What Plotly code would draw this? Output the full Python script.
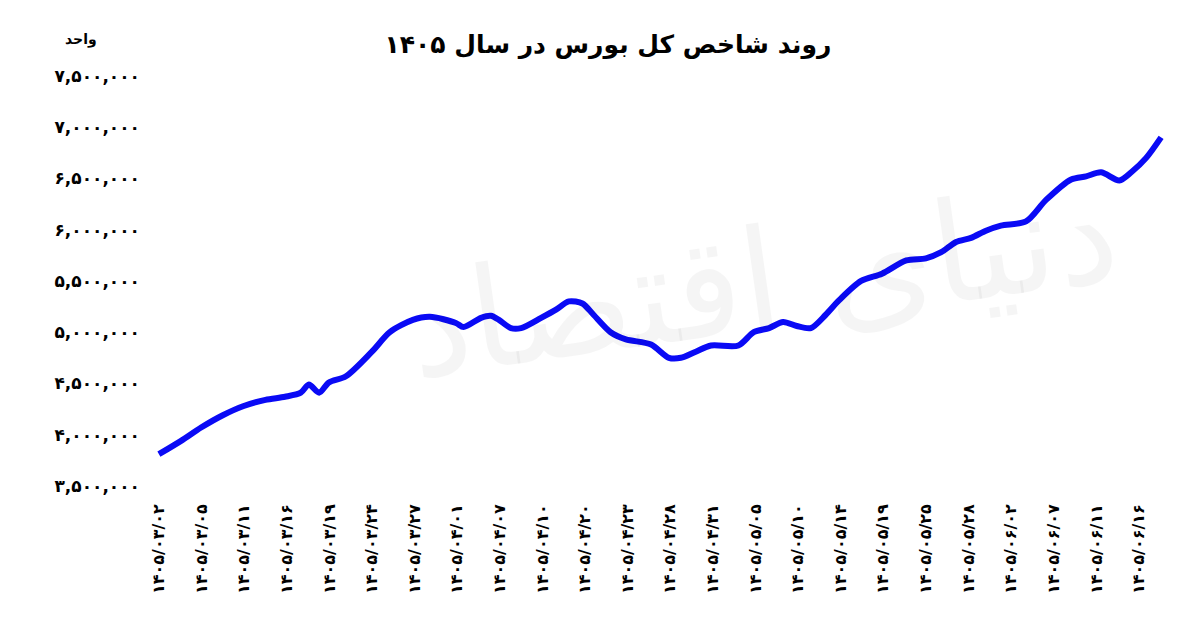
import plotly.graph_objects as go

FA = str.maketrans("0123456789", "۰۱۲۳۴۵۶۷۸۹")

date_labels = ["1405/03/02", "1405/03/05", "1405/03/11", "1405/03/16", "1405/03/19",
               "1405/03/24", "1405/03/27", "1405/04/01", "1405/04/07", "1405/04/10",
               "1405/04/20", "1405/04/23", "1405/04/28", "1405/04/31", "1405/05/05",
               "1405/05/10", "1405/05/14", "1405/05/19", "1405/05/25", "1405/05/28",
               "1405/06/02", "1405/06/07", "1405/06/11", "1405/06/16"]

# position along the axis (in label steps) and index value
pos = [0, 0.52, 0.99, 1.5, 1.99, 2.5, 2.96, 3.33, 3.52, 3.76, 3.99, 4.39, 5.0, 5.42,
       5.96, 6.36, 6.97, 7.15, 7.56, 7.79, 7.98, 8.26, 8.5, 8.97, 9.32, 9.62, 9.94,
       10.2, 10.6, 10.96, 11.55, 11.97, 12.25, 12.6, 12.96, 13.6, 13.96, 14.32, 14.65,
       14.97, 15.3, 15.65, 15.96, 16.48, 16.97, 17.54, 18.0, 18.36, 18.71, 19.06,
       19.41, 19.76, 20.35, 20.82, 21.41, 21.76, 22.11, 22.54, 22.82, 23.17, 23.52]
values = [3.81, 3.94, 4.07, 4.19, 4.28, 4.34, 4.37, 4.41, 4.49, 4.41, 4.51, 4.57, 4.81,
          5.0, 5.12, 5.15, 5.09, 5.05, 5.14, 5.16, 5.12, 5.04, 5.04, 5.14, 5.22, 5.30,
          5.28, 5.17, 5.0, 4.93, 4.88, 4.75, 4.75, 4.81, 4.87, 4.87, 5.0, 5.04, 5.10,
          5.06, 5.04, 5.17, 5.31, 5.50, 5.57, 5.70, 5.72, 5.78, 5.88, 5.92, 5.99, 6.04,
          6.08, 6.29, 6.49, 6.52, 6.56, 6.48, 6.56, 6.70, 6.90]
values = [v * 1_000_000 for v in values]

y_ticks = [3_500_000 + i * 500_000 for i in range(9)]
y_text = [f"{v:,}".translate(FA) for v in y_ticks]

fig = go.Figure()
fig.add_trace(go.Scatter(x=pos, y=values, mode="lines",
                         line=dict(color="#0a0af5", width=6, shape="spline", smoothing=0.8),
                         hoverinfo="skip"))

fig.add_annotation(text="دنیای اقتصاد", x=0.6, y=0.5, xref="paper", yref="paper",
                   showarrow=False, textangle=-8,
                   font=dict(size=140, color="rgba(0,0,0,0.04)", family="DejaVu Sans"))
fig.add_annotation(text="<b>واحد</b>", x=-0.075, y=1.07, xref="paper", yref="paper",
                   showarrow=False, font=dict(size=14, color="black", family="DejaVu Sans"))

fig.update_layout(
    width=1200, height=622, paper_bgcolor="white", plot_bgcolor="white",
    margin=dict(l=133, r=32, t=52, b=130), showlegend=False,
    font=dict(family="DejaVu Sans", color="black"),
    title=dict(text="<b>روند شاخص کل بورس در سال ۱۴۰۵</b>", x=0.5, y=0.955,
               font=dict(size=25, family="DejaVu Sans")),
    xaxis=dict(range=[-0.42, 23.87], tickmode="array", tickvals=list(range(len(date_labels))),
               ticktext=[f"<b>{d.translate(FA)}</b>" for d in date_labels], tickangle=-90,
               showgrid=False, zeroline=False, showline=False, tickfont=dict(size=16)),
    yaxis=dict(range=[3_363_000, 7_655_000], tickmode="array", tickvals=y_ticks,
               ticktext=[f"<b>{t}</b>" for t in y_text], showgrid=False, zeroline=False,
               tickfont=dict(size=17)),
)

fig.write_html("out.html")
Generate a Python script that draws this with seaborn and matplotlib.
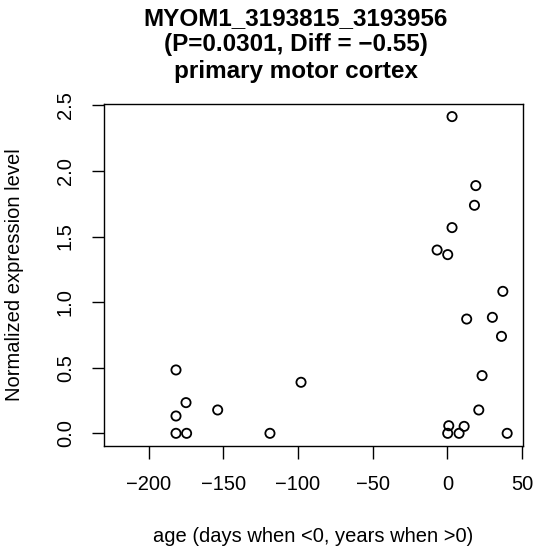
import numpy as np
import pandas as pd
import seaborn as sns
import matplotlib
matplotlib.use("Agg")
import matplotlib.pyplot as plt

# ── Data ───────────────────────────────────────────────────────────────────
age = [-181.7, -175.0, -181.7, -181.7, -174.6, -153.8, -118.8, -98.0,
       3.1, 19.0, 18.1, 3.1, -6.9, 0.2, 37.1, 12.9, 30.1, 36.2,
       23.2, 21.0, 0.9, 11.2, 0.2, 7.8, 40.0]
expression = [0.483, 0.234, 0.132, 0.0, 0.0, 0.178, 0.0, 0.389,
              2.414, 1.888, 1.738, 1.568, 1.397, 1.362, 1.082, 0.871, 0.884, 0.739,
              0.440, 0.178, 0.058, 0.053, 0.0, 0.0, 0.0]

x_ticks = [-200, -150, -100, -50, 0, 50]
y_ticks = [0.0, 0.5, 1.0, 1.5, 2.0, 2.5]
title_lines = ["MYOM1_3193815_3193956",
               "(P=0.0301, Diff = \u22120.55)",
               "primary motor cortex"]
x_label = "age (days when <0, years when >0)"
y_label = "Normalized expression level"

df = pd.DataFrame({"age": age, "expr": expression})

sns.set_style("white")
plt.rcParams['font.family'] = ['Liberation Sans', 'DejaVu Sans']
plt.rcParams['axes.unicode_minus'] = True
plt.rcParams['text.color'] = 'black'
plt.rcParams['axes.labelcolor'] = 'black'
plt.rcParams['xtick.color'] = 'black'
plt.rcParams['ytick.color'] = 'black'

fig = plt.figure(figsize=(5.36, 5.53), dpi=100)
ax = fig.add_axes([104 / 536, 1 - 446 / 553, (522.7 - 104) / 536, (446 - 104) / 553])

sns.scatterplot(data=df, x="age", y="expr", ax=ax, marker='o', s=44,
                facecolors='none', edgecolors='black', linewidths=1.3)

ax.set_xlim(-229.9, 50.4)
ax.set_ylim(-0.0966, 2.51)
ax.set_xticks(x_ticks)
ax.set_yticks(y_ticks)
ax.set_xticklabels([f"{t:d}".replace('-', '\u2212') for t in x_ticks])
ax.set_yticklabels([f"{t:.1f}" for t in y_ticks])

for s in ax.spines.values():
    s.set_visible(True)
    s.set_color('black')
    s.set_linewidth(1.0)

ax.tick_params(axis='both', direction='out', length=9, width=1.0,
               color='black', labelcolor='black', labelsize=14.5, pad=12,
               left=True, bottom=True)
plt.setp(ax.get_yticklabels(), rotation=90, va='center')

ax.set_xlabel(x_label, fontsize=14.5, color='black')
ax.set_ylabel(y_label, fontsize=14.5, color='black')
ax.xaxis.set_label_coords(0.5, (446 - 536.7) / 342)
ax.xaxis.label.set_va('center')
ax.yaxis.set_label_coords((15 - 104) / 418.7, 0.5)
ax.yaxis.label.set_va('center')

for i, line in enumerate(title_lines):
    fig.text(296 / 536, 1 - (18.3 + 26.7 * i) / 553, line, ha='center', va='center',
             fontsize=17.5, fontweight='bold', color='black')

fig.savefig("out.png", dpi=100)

------

Reproduce nothing but the lines from the one with "Generate a Python" to the one with "plt.setp(ax.get_yticklabels(), rotation=90, va='center')", both lines included, and keep every picture out of the copy.

Generate a Python script that draws this with seaborn and matplotlib.
import numpy as np
import pandas as pd
import seaborn as sns
import matplotlib
matplotlib.use("Agg")
import matplotlib.pyplot as plt

# ── Data ───────────────────────────────────────────────────────────────────
age = [-181.7, -175.0, -181.7, -181.7, -174.6, -153.8, -118.8, -98.0,
       3.1, 19.0, 18.1, 3.1, -6.9, 0.2, 37.1, 12.9, 30.1, 36.2,
       23.2, 21.0, 0.9, 11.2, 0.2, 7.8, 40.0]
expression = [0.483, 0.234, 0.132, 0.0, 0.0, 0.178, 0.0, 0.389,
              2.414, 1.888, 1.738, 1.568, 1.397, 1.362, 1.082, 0.871, 0.884, 0.739,
              0.440, 0.178, 0.058, 0.053, 0.0, 0.0, 0.0]

x_ticks = [-200, -150, -100, -50, 0, 50]
y_ticks = [0.0, 0.5, 1.0, 1.5, 2.0, 2.5]
title_lines = ["MYOM1_3193815_3193956",
               "(P=0.0301, Diff = \u22120.55)",
               "primary motor cortex"]
x_label = "age (days when <0, years when >0)"
y_label = "Normalized expression level"

df = pd.DataFrame({"age": age, "expr": expression})

sns.set_style("white")
plt.rcParams['font.family'] = ['Liberation Sans', 'DejaVu Sans']
plt.rcParams['axes.unicode_minus'] = True
plt.rcParams['text.color'] = 'black'
plt.rcParams['axes.labelcolor'] = 'black'
plt.rcParams['xtick.color'] = 'black'
plt.rcParams['ytick.color'] = 'black'

fig = plt.figure(figsize=(5.36, 5.53), dpi=100)
ax = fig.add_axes([104 / 536, 1 - 446 / 553, (522.7 - 104) / 536, (446 - 104) / 553])

sns.scatterplot(data=df, x="age", y="expr", ax=ax, marker='o', s=44,
                facecolors='none', edgecolors='black', linewidths=1.3)

ax.set_xlim(-229.9, 50.4)
ax.set_ylim(-0.0966, 2.51)
ax.set_xticks(x_ticks)
ax.set_yticks(y_ticks)
ax.set_xticklabels([f"{t:d}".replace('-', '\u2212') for t in x_ticks])
ax.set_yticklabels([f"{t:.1f}" for t in y_ticks])

for s in ax.spines.values():
    s.set_visible(True)
    s.set_color('black')
    s.set_linewidth(1.0)

ax.tick_params(axis='both', direction='out', length=9, width=1.0,
               color='black', labelcolor='black', labelsize=14.5, pad=12,
               left=True, bottom=True)
plt.setp(ax.get_yticklabels(), rotation=90, va='center')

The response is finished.